My relationship with Valley Transit began 15 years ago. The disease that confined me to a wheelchair also took away my driver's license.
At first, I relied on family and friends for transportation. This proved to be problematic since understandably rides were available on a limited basis. I needed more independence.
Fortunately I was referred to Dial-a-Ride, and thus began my experience with public transportation. While I had used transit systems when living in metropolitan areas such as San Diego, it was a matter of convenience not necessity.
While Dial-a-Ride has, and continues to be, a service I rely on it does have requirements that make the fixed routes necessary for a more independent life.
Fortunately for me the circulator in College Place goes right by my house. Unfortunately, if the February referendum fails to pass, that route will cease to exist.

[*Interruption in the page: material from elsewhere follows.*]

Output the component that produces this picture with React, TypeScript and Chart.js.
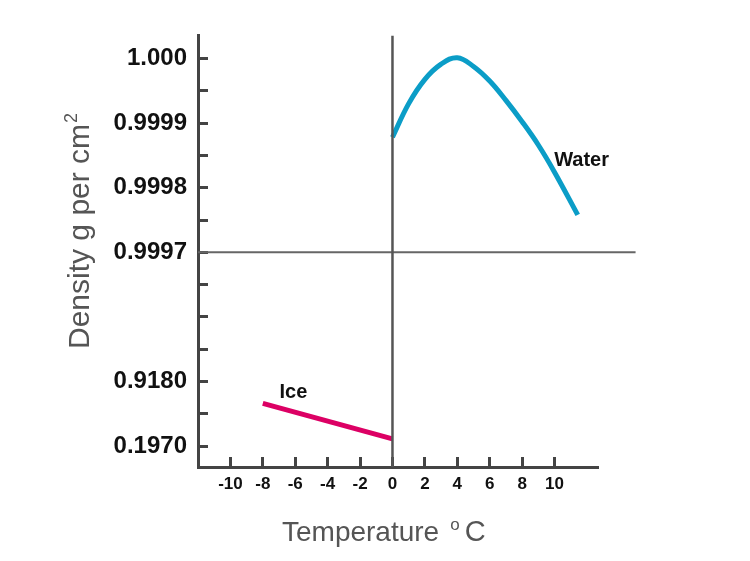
import React, { useEffect, useRef } from "react";
import { Chart, registerables } from "chart.js";

Chart.register(...registerables);

// ---- data ----
const yTickValues = [0, 1, 2, 3, 4, 5, 6, 7, 8, 9, 10, 11, 12];
const yTickLabels = ["0.1970", "", "0.9180", "", "", "", "0.9997", "", "0.9998", "", "0.9999", "", "1.000"];
const xTickValues = [-10, -8, -6, -4, -2, 0, 2, 4, 6, 8, 10];

const waterX = [0, 1, 2, 3, 4, 5, 6, 7, 8, 9, 10, 11.43];
const waterY = [9.56, 10.6, 11.35, 11.82, 12.02, 11.75, 11.3, 10.7, 10.04, 9.32, 8.48, 7.16];

const iceX = [-8, 0];
const iceY = [1.33, 0.23];

const refLevelY = 6; // 0.9997 level
const refLineX = [-12, 15];
const zeroLineX = 0;

const seriesLabels = [
  { text: "Water", x: 11.67, y: 8.83 },
  { text: "Ice", x: -6.11, y: 1.66 },
];

const xTitle = "Temperature";
const xTitleSup = "o";
const xTitleEnd = "C";
const yTitle = "Density g per cm";
const yTitleSup = "2";

const X_MIN = -12;
const X_MAX = 12.62;
const Y_MIN = -0.64;
const Y_MAX = 12.71;

const FONT = "'Liberation Sans', Arial, Helvetica, sans-serif";

const annotationPlugin = {
  id: "annotations",
  afterDatasetsDraw(chart: any) {
    const { ctx, scales } = chart;
    ctx.save();
    ctx.fillStyle = "#111";
    ctx.font = `bold 20px ${FONT}`;
    ctx.textAlign = "center";
    ctx.textBaseline = "middle";
    for (const l of seriesLabels) {
      ctx.fillText(l.text, scales.x.getPixelForValue(l.x), scales.y.getPixelForValue(l.y));
    }
    ctx.restore();
  },
  afterDraw(chart: any) {
    const { ctx } = chart;
    ctx.save();
    ctx.fillStyle = "#555";
    ctx.textAlign = "left";
    ctx.textBaseline = "alphabetic";
    // x title
    const big = `28px ${FONT}`;
    const small = `17px ${FONT}`;
    let x = 282;
    const base = 541;
    ctx.font = big;
    ctx.fillText(xTitle, x, base);
    x += ctx.measureText(xTitle).width + 11;
    ctx.font = small;
    ctx.fillText(xTitleSup, x, base - 11);
    x += ctx.measureText(xTitleSup).width + 5;
    ctx.font = `29px ${FONT}`;
    ctx.fillText(xTitleEnd, x, base);
    // y title (rotated)
    const bigY = `30px ${FONT}`;
    const smallY = `18px ${FONT}`;
    ctx.translate(89, 349);
    ctx.rotate(-Math.PI / 2);
    ctx.font = bigY;
    ctx.fillText(yTitle, 0, 0);
    const w = ctx.measureText(yTitle).width;
    ctx.font = smallY;
    ctx.fillText(yTitleSup, w + 1, -12);
    ctx.restore();
  },
};

export default function App() {
  const ref = useRef<HTMLCanvasElement | null>(null);

  useEffect(() => {
    if (!ref.current) return;
    const chart = new Chart(ref.current, {
      type: "line",
      data: {
        datasets: [
          {
            label: "zero",
            data: [
              { x: zeroLineX, y: Y_MIN },
              { x: zeroLineX, y: Y_MAX },
            ],
            borderColor: "#555",
            borderWidth: 2.5,
            pointRadius: 0,
          },
          {
            label: "ref",
            data: refLineX.map((x) => ({ x, y: refLevelY })),
            borderColor: "#666",
            borderWidth: 2,
            pointRadius: 0,
            clip: false as any,
          },
          {
            label: "Water",
            data: waterX.map((x, i) => ({ x, y: waterY[i] })),
            borderColor: "#0b9dc7",
            borderWidth: 5,
            pointRadius: 0,
            tension: 0.4,
          },
          {
            label: "Ice",
            data: iceX.map((x, i) => ({ x, y: iceY[i] })),
            borderColor: "#dc0064",
            borderWidth: 5,
            pointRadius: 0,
          },
        ],
      },
      options: {
        animation: false,
        responsive: false,
        devicePixelRatio: 1,
        layout: { padding: { left: 0, top: 30, right: 153, bottom: 0 } },
        plugins: { legend: { display: false }, tooltip: { enabled: false } },
        scales: {
          x: {
            type: "linear",
            min: X_MIN,
            max: X_MAX,
            afterFit: (s: any) => {
              s.height = 94;
            },
            afterBuildTicks: (s: any) => {
              s.ticks = xTickValues.map((v) => ({ value: v }));
            },
            grid: {
              display: true,
              drawOnChartArea: false,
              drawTicks: true,
              tickLength: -10,
              color: "#444",
              lineWidth: 3,
            },
            border: { display: true, color: "#444", width: 3 },
            ticks: {
              padding: 17,
              color: "#111",
              font: { family: FONT, weight: "bold", size: 17 },
              maxRotation: 0,
              autoSkip: false,
            },
          },
          y: {
            type: "linear",
            min: Y_MIN,
            max: Y_MAX,
            afterFit: (s: any) => {
              s.width = 198;
            },
            afterBuildTicks: (s: any) => {
              s.ticks = yTickValues.map((v) => ({ value: v }));
            },
            grid: {
              display: true,
              drawOnChartArea: false,
              drawTicks: true,
              tickLength: -10,
              color: "#444",
              lineWidth: 3,
            },
            border: { display: true, color: "#444", width: 3 },
            ticks: {
              padding: 21,
              color: "#111",
              font: { family: FONT, weight: "bold", size: 24 },
              autoSkip: false,
              callback: (v: any) => {
                const i = yTickValues.indexOf(Number(v));
                return i >= 0 ? yTickLabels[i] : "";
              },
            },
          },
        },
      },
      plugins: [annotationPlugin],
    } as any);
    return () => chart.destroy();
  }, []);

  return (
    <div style={{ position: "absolute", left: 0, top: 0, width: 750, height: 561, background: "#fff" }}>
      <canvas ref={ref} width={750} height={561} style={{ width: 750, height: 561 }} />
    </div>
  );
}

My neighbor, a senior citizen, depends on the bus to do her grocery shopping. Living alone is enough of a challenge, having safe and dependable public transportation may seem like a little thing to some but not to her. It's a quality of life issue plain and simple.
While our community of riders is diverse; from students attending Wa-Hi or the community college to veterans like myself with appointments at the VA Medical Center to families with a limited income, we have one thing in common. We rely on Valley Transit for our transportation needs.
A fully functioning transit system benefits everyone in the area. It reduces traffic, fuel consumption and pollution. It increases independence and provides safe, reliable transportation for all who choose to use it.
Walla Walla and College Place have been served well by the men and women of Valley Transit.
The referendum is not out of line, it brings Valley Transit up to the level currently received by most systems across the state. I feel confident that the value of the service provided is second to none and worthy of our support.